I read this back in November 2011. I’d expected the author to have a whole string of other books out by now, but no. The follow-up, Armada, is due out this year. That’s a long wait between books. I wonder what he’s been doing in the meantime? Enjoying himself with the royalties, I hope. Anyway, I still think this is a great book. Flawed, but great fun.

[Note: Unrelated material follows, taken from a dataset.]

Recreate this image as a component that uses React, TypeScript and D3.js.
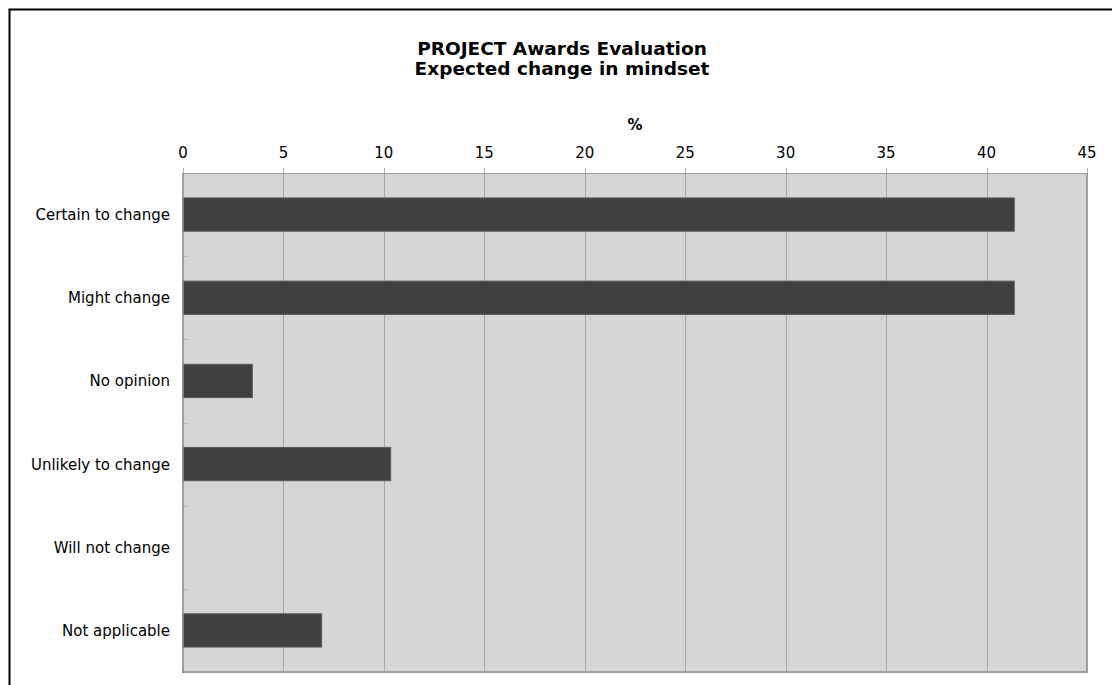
import React, { useEffect, useRef } from "react";
import * as d3 from "d3";

const categories = [
  "Certain to change",
  "Might change",
  "No opinion",
  "Unlikely to change",
  "Will not change",
  "Not applicable",
];
const values = [41.38, 41.38, 3.45, 10.34, 0, 6.9];
const xTicks = [0, 5, 10, 15, 20, 25, 30, 35, 40, 45];
const titleLines = ["PROJECT Awards Evaluation", "Expected change in mindset"];
const axisTitle = "%";

const W = 1112;
const H = 685;
const FONT = "Verdana, 'DejaVu Sans', sans-serif";

export default function App() {
  const ref = useRef<SVGSVGElement>(null);

  useEffect(() => {
    const svg = d3.select(ref.current);
    svg.selectAll("*").remove();

    const left = 183, right = 1087, top = 173, bottom = 672;

    const x = d3.scaleLinear().domain([0, 45]).range([left, right]);
    const y = d3
      .scaleBand<string>()
      .domain(categories)
      .range([top, bottom])
      .paddingInner(0.6)
      .paddingOuter(0.3);

    // outer border
    svg
      .append("rect")
      .attr("x", 9.5)
      .attr("y", 9.5)
      .attr("width", W + 50)
      .attr("height", H + 50)
      .attr("fill", "#fff")
      .attr("stroke", "#000")
      .attr("stroke-width", 2);

    // plot background
    svg
      .append("rect")
      .attr("x", left)
      .attr("y", top)
      .attr("width", right - left)
      .attr("height", bottom - top)
      .attr("fill", "#d6d6d6");

    // grid lines
    svg
      .append("g")
      .selectAll("line")
      .data(xTicks.slice(1, -1))
      .join("line")
      .attr("x1", (d) => Math.round(x(d)) + 0.5)
      .attr("x2", (d) => Math.round(x(d)) + 0.5)
      .attr("y1", top)
      .attr("y2", bottom)
      .attr("stroke", "#a8a8a8")
      .attr("stroke-width", 1);

    // top tick marks
    svg
      .append("g")
      .selectAll("line")
      .data(xTicks)
      .join("line")
      .attr("x1", (d) => Math.round(x(d)) + 0.5)
      .attr("x2", (d) => Math.round(x(d)) + 0.5)
      .attr("y1", top - 5)
      .attr("y2", top)
      .attr("stroke", "#b0b0b0")
      .attr("stroke-width", 1);

    // category separator ticks
    const step = y.step();
    const seps = d3.range(1, categories.length).map((i) => top + i * step);
    svg
      .append("g")
      .selectAll("line")
      .data(seps)
      .join("line")
      .attr("x1", left)
      .attr("x2", left + 5)
      .attr("y1", (d) => Math.round(d) + 0.5)
      .attr("y2", (d) => Math.round(d) + 0.5)
      .attr("stroke", "#b8b8b8")
      .attr("stroke-width", 1);

    // bars
    svg
      .append("g")
      .selectAll("rect")
      .data(values.map((v, i) => ({ v, c: categories[i] })).filter((d) => d.v > 0))
      .join("rect")
      .attr("x", x(0))
      .attr("y", (d) => y(d.c)!)
      .attr("width", (d) => x(d.v) - x(0))
      .attr("height", y.bandwidth())
      .attr("fill", "#404040")
      .attr("stroke", "#5a5a5a")
      .attr("stroke-width", 1);

    // plot frame
    svg
      .append("line")
      .attr("x1", left)
      .attr("x2", right)
      .attr("y1", top + 0.5)
      .attr("y2", top + 0.5)
      .attr("stroke", "#a0a0a0");
    svg
      .append("line")
      .attr("x1", right)
      .attr("x2", right)
      .attr("y1", top)
      .attr("y2", bottom + 1)
      .attr("stroke", "#a0a0a0")
      .attr("stroke-width", 2);
    svg
      .append("line")
      .attr("x1", left - 1)
      .attr("x2", right + 1)
      .attr("y1", bottom)
      .attr("y2", bottom)
      .attr("stroke", "#a0a0a0")
      .attr("stroke-width", 2);
    svg
      .append("line")
      .attr("x1", left)
      .attr("x2", left)
      .attr("y1", top)
      .attr("y2", bottom + 1)
      .attr("stroke", "#8a8a8a")
      .attr("stroke-width", 1.5);

    // tick labels
    svg
      .append("g")
      .selectAll("text")
      .data(xTicks)
      .join("text")
      .attr("x", (d) => x(d))
      .attr("y", 158)
      .attr("text-anchor", "middle")
      .attr("font-family", FONT)
      .attr("font-size", 15)
      .attr("fill", "#000")
      .text((d) => String(d));

    // category labels
    svg
      .append("g")
      .selectAll("text")
      .data(categories)
      .join("text")
      .attr("x", 170)
      .attr("y", (d) => y(d)! + y.bandwidth() / 2 + 5.5)
      .attr("text-anchor", "end")
      .attr("font-family", FONT)
      .attr("font-size", 15)
      .attr("fill", "#000")
      .text((d) => d);

    // title
    svg
      .append("g")
      .selectAll("text")
      .data(titleLines)
      .join("text")
      .attr("x", 562)
      .attr("y", (d, i) => 55 + i * 20)
      .attr("text-anchor", "middle")
      .attr("font-family", FONT)
      .attr("font-weight", "bold")
      .attr("font-size", 18.5)
      .attr("fill", "#000")
      .text((d) => d);

    // axis title
    svg
      .append("text")
      .attr("x", (left + right) / 2)
      .attr("y", 130)
      .attr("text-anchor", "middle")
      .attr("font-family", FONT)
      .attr("font-weight", "bold")
      .attr("font-size", 15)
      .attr("fill", "#000")
      .text(axisTitle);
  }, []);

  return (
    <svg
      ref={ref}
      width={W}
      height={H}
      style={{ position: "absolute", left: 0, top: 0, display: "block" }}
    />
  );
}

PS I’ve only just noticed the tiny pixelly person on the cover. 🙂
I loved every single word of this book. I actually read most of it with a silly grin on my face, even the seemingly boring info-dump bits that started off ‘X was born in…’ – it was just pure pleasure, especially the parts set in the OASIS (the avatar-populated artificial universe where most of the action takes place). I’m not even much of a geeky technophile – OK, I love computers, I’m a programmer by trade, and I confess to being one of the first people in the UK to own a Commodore 64, and I had a smartphone before the term was even invented, but I’m not a gamer in any way, shape or form. I recognised a few of the 80s games, hardware, music and film references, but most of them went right over my head. Didn’t matter at all. The book is well enough written that anyone can play along. All the jargon and retro technology is explained along the way.
Plot? Well, there’s a quest and a team of underdogs and an evil cheating group of corporate bastards and… well, that’s about it, really. It just rolls along beautifully, and although there are no wildly unpredictable twists and turns, it never feels cliched. The lead characters are charmingly geeky and (initially) quite juvenile, and OK, they do seem to be incredibly good at everything game-related, but then that’s the basic premise of the story, so it’s hard to grumble about it. The author makes good use of the avatar vs real world persona problem – you just don’t know anything about the people you meet inside the OASIS-verse, not gender, age, location, appearance – absolutely nothing beyond what they choose to show, and the reveals at the end are nicely done. Only one quibble here – the first person protagonist is initially the stereotypical geek, pasty-faced and overweight, but about halfway through he suddenly decides to get fit and ends up with a perfectly honed physique. I found it disappointing that the author didn’t have the courage to leave him as he was. But it’s a minor point.
The book would make a great movie. I actually wished I had a soundtrack to listen to (on 8-track tape, naturally) whenever a piece of music was mentioned, and it would be so much fun to actually see some of the OASIS-verse worlds. The final gate battle would be just awesome to watch on the big screen. But as a book – terrific. Five stars.